» **What is needed**
Go through the listing and set it down exactly, leaving out its pictures.

» **Given material**
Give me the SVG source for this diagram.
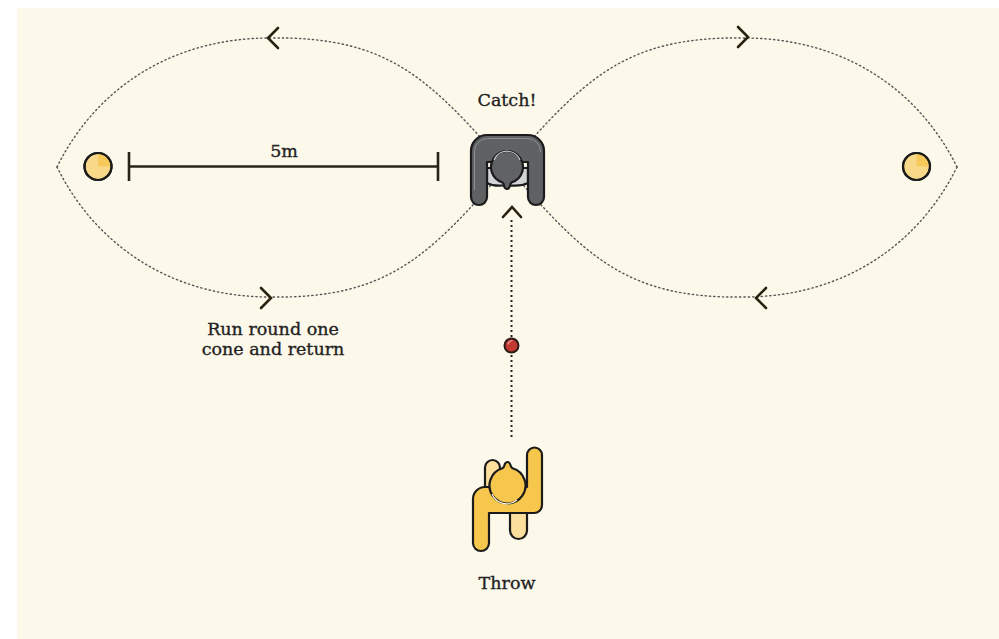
<svg xmlns="http://www.w3.org/2000/svg" width="999" height="639" viewBox="0 0 999 639">
  <defs>
    <style>
      .label { font-family: "DejaVu Serif", "Liberation Serif", serif; font-size: 17.5px; fill: #222; text-anchor: middle; stroke: #222; stroke-width: 0.35; }
      .route { fill: none; stroke: #555; stroke-width: 1.4; stroke-dasharray: 1.3 3; stroke-linecap: round; }
      .pass { fill: none; stroke: #222; stroke-width: 2; stroke-dasharray: 2 3; }
      .chev { fill: none; stroke: #2a2210; stroke-width: 2.6; stroke-linecap: round; stroke-linejoin: miter; }
      .ink { stroke: #1b1b1b; stroke-width: 2.2; stroke-linejoin: round; }
      .measure { stroke: #2a2418; stroke-width: 2.6; fill: none; }
    </style>
  </defs>

  <!-- pitch -->
  <rect x="17" y="8" width="982" height="631" fill="#fcf8ea"/>

  <!-- running route and throw line -->
  <g id="connectors">
    <!-- left loop -->
    <path class="route" d="M57,167 C95,90 170,38 270,38 C390,36 430,80 507,167"/>
    <path class="route" d="M57,167 C95,244 170,297 270,297 C390,299 430,254 507,167"/>
    <!-- right loop -->
    <path class="route" d="M957,167 C919,90 844,38 744,38 C624,36 584,80 507,167"/>
    <path class="route" d="M957,167 C919,244 844,297 744,297 C624,299 584,254 507,167"/>
    <!-- direction chevrons -->
    <polyline class="chev" points="278,28 268,38 278,48"/>
    <polyline class="chev" points="738,27 748,37 738,47"/>
    <polyline class="chev" points="261,288 271,298 261,308"/>
    <polyline class="chev" points="766,288 756,298 766,308"/>
    <!-- throw line -->
    <line class="pass" x1="511.5" y1="220" x2="511.5" y2="440"/>
    <polyline class="chev" points="503,217 512,207 521,217"/>
  </g>

  <!-- cones -->
  <g id="cone-left">
    <circle cx="98" cy="166.5" r="13.5" fill="#f8d98a" class="ink"/>
    <path d="M98,166.5 L98,154 A12.5,12.5 0 0 1 110.5,166.5 Z" fill="#f6c95a"/>
    <circle cx="98" cy="166.5" r="13.5" fill="none" class="ink"/>
  </g>
  <g id="cone-right">
    <circle cx="916.5" cy="166.5" r="13.5" fill="#f8d98a" class="ink"/>
    <path d="M916.5,166.5 L916.5,154 A12.5,12.5 0 0 1 929,166.5 Z" fill="#f6c95a"/>
    <circle cx="916.5" cy="166.5" r="13.5" fill="none" class="ink"/>
  </g>

  <!-- distance marker -->
  <g id="distance">
    <line class="measure" x1="129" y1="166.5" x2="438" y2="166.5"/>
    <line class="measure" x1="129" y1="152" x2="129" y2="181"/>
    <line class="measure" x1="438" y1="152" x2="438" y2="181"/>
    <text class="label" x="284" y="157">5m</text>
  </g>

  <!-- catcher, seen from above, facing the thrower -->
  <g id="catcher">
    <path d="M487,168 L528,168 L528,183 Q520,187 507,185 Q494,187 487,183 Z" fill="#d3d4d5" class="ink"/>
    <path d="M471,197 L471,151 A16,16 0 0 1 487,135 L528,135 A16,16 0 0 1 544,151 L544,197 A8,8 0 0 1 528,197 L528,162 L487,162 L487,197 A8,8 0 0 1 471,197 Z" fill="#5f6163" class="ink"/>
    <path d="M474.5,190 L474.5,152 A13,13 0 0 1 487.5,138.5 L527.5,138.5 A13,13 0 0 1 540.5,152" fill="none" stroke="#8d8f91" stroke-width="1"/>
    <path d="M502,182.2 A16,16 0 1 1 512,182.2 Q510,183.5 510,186 Q509,189 507,189 Q505,189 504,186 Q504,183.5 502,182.2 Z" fill="#606265" class="ink"/>
    <path d="M494,160 A14,14 0 0 1 520,160" fill="none" stroke="#c9cacb" stroke-width="1.2"/>
    <text class="label" x="507" y="106">Catch!</text>
  </g>

  <!-- ball -->
  <g id="ball">
    <circle cx="511.5" cy="345.5" r="7" fill="#c2392f" stroke="#2a1a18" stroke-width="2"/>
    <path d="M508,344 Q509,341 512,340.5" fill="none" stroke="#f2a39b" stroke-width="1.2" stroke-linecap="round"/>
  </g>

  <!-- thrower, arm raised -->
  <g id="thrower">
    <rect x="510" y="498" width="17" height="41" rx="8.5" fill="#fcdf9c" class="ink"/>
    <rect x="485" y="460" width="15" height="36" rx="7.5" fill="#fcdf9c" class="ink"/>
    <path d="M473,543 L473,499 A12,12 0 0 1 485,487 L527,487 L527,455 A7.5,7.5 0 0 1 542,455 L542,505 A8,8 0 0 1 534,513 L489,513 L489,543 A8,8 0 0 1 473,543 Z" fill="#f6c74c" class="ink"/>
    <path d="M502.5,468.2 A18,18 0 1 0 512.5,468.2 Q510.5,467 510.5,465 Q509.5,462 507.5,462 Q505.5,462 504.5,465 Q504.5,467 502.5,468.2 Z" fill="#f6c74c" class="ink"/>
    <path d="M492,494 A16,16 0 0 0 517,500" fill="none" stroke="#fff6d8" stroke-width="1.2"/>
    <text class="label" x="507" y="589">Throw</text>
  </g>

  <!-- instruction -->
  <g id="instruction">
    <text class="label" x="273" y="335">Run round one</text>
    <text class="label" x="273" y="355">cone and return</text>
  </g>
</svg>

» **The completed task**
Give me the SVG source for this diagram.
<svg xmlns="http://www.w3.org/2000/svg" width="999" height="639" viewBox="0 0 999 639">
  <defs>
    <style>
      .label { font-family: "DejaVu Serif", "Liberation Serif", serif; font-size: 17.5px; fill: #222; text-anchor: middle; stroke: #222; stroke-width: 0.35; }
      .route { fill: none; stroke: #555; stroke-width: 1.4; stroke-dasharray: 1.3 3; stroke-linecap: round; }
      .pass { fill: none; stroke: #222; stroke-width: 2; stroke-dasharray: 2 3; }
      .chev { fill: none; stroke: #2a2210; stroke-width: 2.6; stroke-linecap: round; stroke-linejoin: miter; }
      .ink { stroke: #1b1b1b; stroke-width: 2.2; stroke-linejoin: round; }
      .measure { stroke: #2a2418; stroke-width: 2.6; fill: none; }
    </style>
  </defs>

  <!-- pitch -->
  <rect x="17" y="8" width="982" height="631" fill="#fcf8ea"/>

  <!-- running route and throw line -->
  <g id="connectors">
    <!-- left loop -->
    <path class="route" d="M57,167 C95,90 170,38 270,38 C390,36 430,80 507,167"/>
    <path class="route" d="M57,167 C95,244 170,297 270,297 C390,299 430,254 507,167"/>
    <!-- right loop -->
    <path class="route" d="M957,167 C919,90 844,38 744,38 C624,36 584,80 507,167"/>
    <path class="route" d="M957,167 C919,244 844,297 744,297 C624,299 584,254 507,167"/>
    <!-- direction chevrons -->
    <polyline class="chev" points="278,28 268,38 278,48"/>
    <polyline class="chev" points="738,27 748,37 738,47"/>
    <polyline class="chev" points="261,288 271,298 261,308"/>
    <polyline class="chev" points="766,288 756,298 766,308"/>
    <!-- throw line -->
    <line class="pass" x1="511.5" y1="220" x2="511.5" y2="440"/>
    <polyline class="chev" points="503,217 512,207 521,217"/>
  </g>

  <!-- cones -->
  <g id="cone-left">
    <circle cx="98" cy="166.5" r="13.5" fill="#f8d98a" class="ink"/>
    <path d="M98,166.5 L98,154 A12.5,12.5 0 0 1 110.5,166.5 Z" fill="#f6c95a"/>
    <circle cx="98" cy="166.5" r="13.5" fill="none" class="ink"/>
  </g>
  <g id="cone-right">
    <circle cx="916.5" cy="166.5" r="13.5" fill="#f8d98a" class="ink"/>
    <path d="M916.5,166.5 L916.5,154 A12.5,12.5 0 0 1 929,166.5 Z" fill="#f6c95a"/>
    <circle cx="916.5" cy="166.5" r="13.5" fill="none" class="ink"/>
  </g>

  <!-- distance marker -->
  <g id="distance">
    <line class="measure" x1="129" y1="166.5" x2="438" y2="166.5"/>
    <line class="measure" x1="129" y1="152" x2="129" y2="181"/>
    <line class="measure" x1="438" y1="152" x2="438" y2="181"/>
    <text class="label" x="284" y="157">5m</text>
  </g>

  <!-- catcher, seen from above, facing the thrower -->
  <g id="catcher">
    <path d="M487,168 L528,168 L528,183 Q520,187 507,185 Q494,187 487,183 Z" fill="#d3d4d5" class="ink"/>
    <path d="M471,197 L471,151 A16,16 0 0 1 487,135 L528,135 A16,16 0 0 1 544,151 L544,197 A8,8 0 0 1 528,197 L528,162 L487,162 L487,197 A8,8 0 0 1 471,197 Z" fill="#5f6163" class="ink"/>
    <path d="M474.5,190 L474.5,152 A13,13 0 0 1 487.5,138.5 L527.5,138.5 A13,13 0 0 1 540.5,152" fill="none" stroke="#8d8f91" stroke-width="1"/>
    <path d="M502,182.2 A16,16 0 1 1 512,182.2 Q510,183.5 510,186 Q509,189 507,189 Q505,189 504,186 Q504,183.5 502,182.2 Z" fill="#606265" class="ink"/>
    <path d="M494,160 A14,14 0 0 1 520,160" fill="none" stroke="#c9cacb" stroke-width="1.2"/>
    <text class="label" x="507" y="106">Catch!</text>
  </g>

  <!-- ball -->
  <g id="ball">
    <circle cx="511.5" cy="345.5" r="7" fill="#c2392f" stroke="#2a1a18" stroke-width="2"/>
    <path d="M508,344 Q509,341 512,340.5" fill="none" stroke="#f2a39b" stroke-width="1.2" stroke-linecap="round"/>
  </g>

  <!-- thrower, arm raised -->
  <g id="thrower">
    <rect x="510" y="498" width="17" height="41" rx="8.5" fill="#fcdf9c" class="ink"/>
    <rect x="485" y="460" width="15" height="36" rx="7.5" fill="#fcdf9c" class="ink"/>
    <path d="M473,543 L473,499 A12,12 0 0 1 485,487 L527,487 L527,455 A7.5,7.5 0 0 1 542,455 L542,505 A8,8 0 0 1 534,513 L489,513 L489,543 A8,8 0 0 1 473,543 Z" fill="#f6c74c" class="ink"/>
    <path d="M502.5,468.2 A18,18 0 1 0 512.5,468.2 Q510.5,467 510.5,465 Q509.5,462 507.5,462 Q505.5,462 504.5,465 Q504.5,467 502.5,468.2 Z" fill="#f6c74c" class="ink"/>
    <path d="M492,494 A16,16 0 0 0 517,500" fill="none" stroke="#fff6d8" stroke-width="1.2"/>
    <text class="label" x="507" y="589">Throw</text>
  </g>

  <!-- instruction -->
  <g id="instruction">
    <text class="label" x="273" y="335">Run round one</text>
    <text class="label" x="273" y="355">cone and return</text>
  </g>
</svg>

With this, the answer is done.